What we are seeking, after all, is really very simple. It’s merely a recognition that this is one nation and we are all one great people. Our origins may be different but our destiny is the same, our aspirations are identical – there can be no artificial distinctions, no arbitrary barriers, in securing these rights.

–The right of every man to work as he wants to work, to be educated as every human being deserves to be educated, and to receive for his labor or his goods a just compensation, which he can spend as he pleases, in the nation’s finest luxury store or the most modest 5-and-10.

–The right of every family to live in a decent home in a decent neighborhood of his own free choice.

–The right of every individual to obtain security in sickness as well as health, in retirement as well as youth.

–The right of every American to think, to vote, to speak, to read and to worship as he pleases – to stand up for his rights and, when necessary, to sit down for them.

–And finally, the right of all people to be free from the tensions and terrors and burdens of war, its preparation and its consequences.

These are not minority rights or even merely civil rights – they are the goals desired and required for every American. There is nothing complicated about these goals, however difficult their achievement. There is nothing unreasonable or unusual about these goals, however much some may resist them. But they will not be achieved without leadership – moral, political, legislative and, above all, executive leadership.

The next President of the United States cannot stand above the battle engaging in vague little sermons on brotherhood. The immense moral authority of the White House must be used to offer leadership and inspiration to those of every race and section who recognize their responsibilities. And the immense legal authority of the White House must be used to direct implementation of all Constitutional rights, protection of the right to vote, fulfillment of the requirement of school desegregation, and an end to discrimination in the government’s own midst – in public contracts, in employment and in all Federal housing programs.

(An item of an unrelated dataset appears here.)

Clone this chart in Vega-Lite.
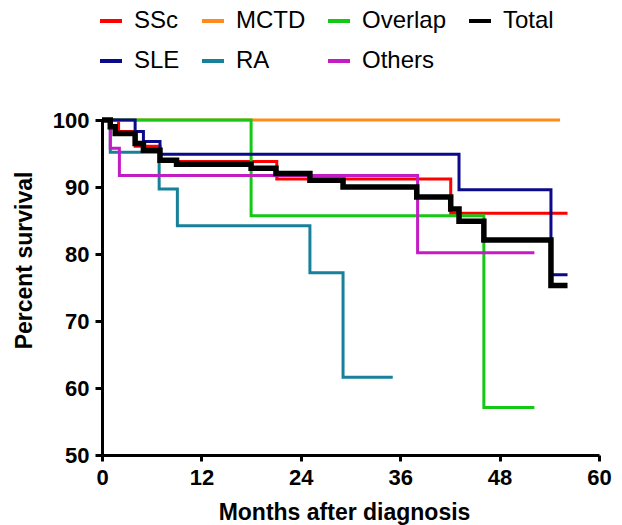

And, finally, if that President is to truly be President of all the people, then he must act to bring them together to accomplish these objectives. How without communication, can we ever proceed in democracy? There can be no progress without communication. There can be no reconciliation without meeting and talking with each other.

To be sure, there will be protest and disagreement – but if the end result is to be permanent progress instead of frustration, there must be more meetings of men and minds. And the place to begin is the White House itself, where the Chief Executive, with his prestige and influence, should exert firm and positive leadership.

Let us bear in mind that this is not merely a regional problem – it is not merely a national problem – it is international in scope and effect. For the average American of Caucasian descent does not realize that it is he who is a member of a minority race – and a minority religion – and a minority political system – and that he is regarded with some suspicion, if not hostility, by most of that restless, envious, surging majority. The tide of human dignity is world-wide – and the eyes of that world are upon us.

It is not enough to restate our claim to the Declaration of Independence. It is not enough to deplore violence in other lands. It is up to us to prove that our way – the way of peaceful change and democratic processes – can fulfill those goals better than any other system under the sun. It is up to us to rebuild our image abroad by rebuilding our image here at home.

The time is short – but the agenda is long. Much is to be done – but many are willing.

Francis Bacon once wrote: “There is hope enough and to spare – not only to make a bold man try – but also to make a sober-minded man believe.”

My friends – if you are sober-minded enough to believe – then – to the extent that these tasks require the support, the guidance and the leadership of the American Presidency – I am bold enough to try.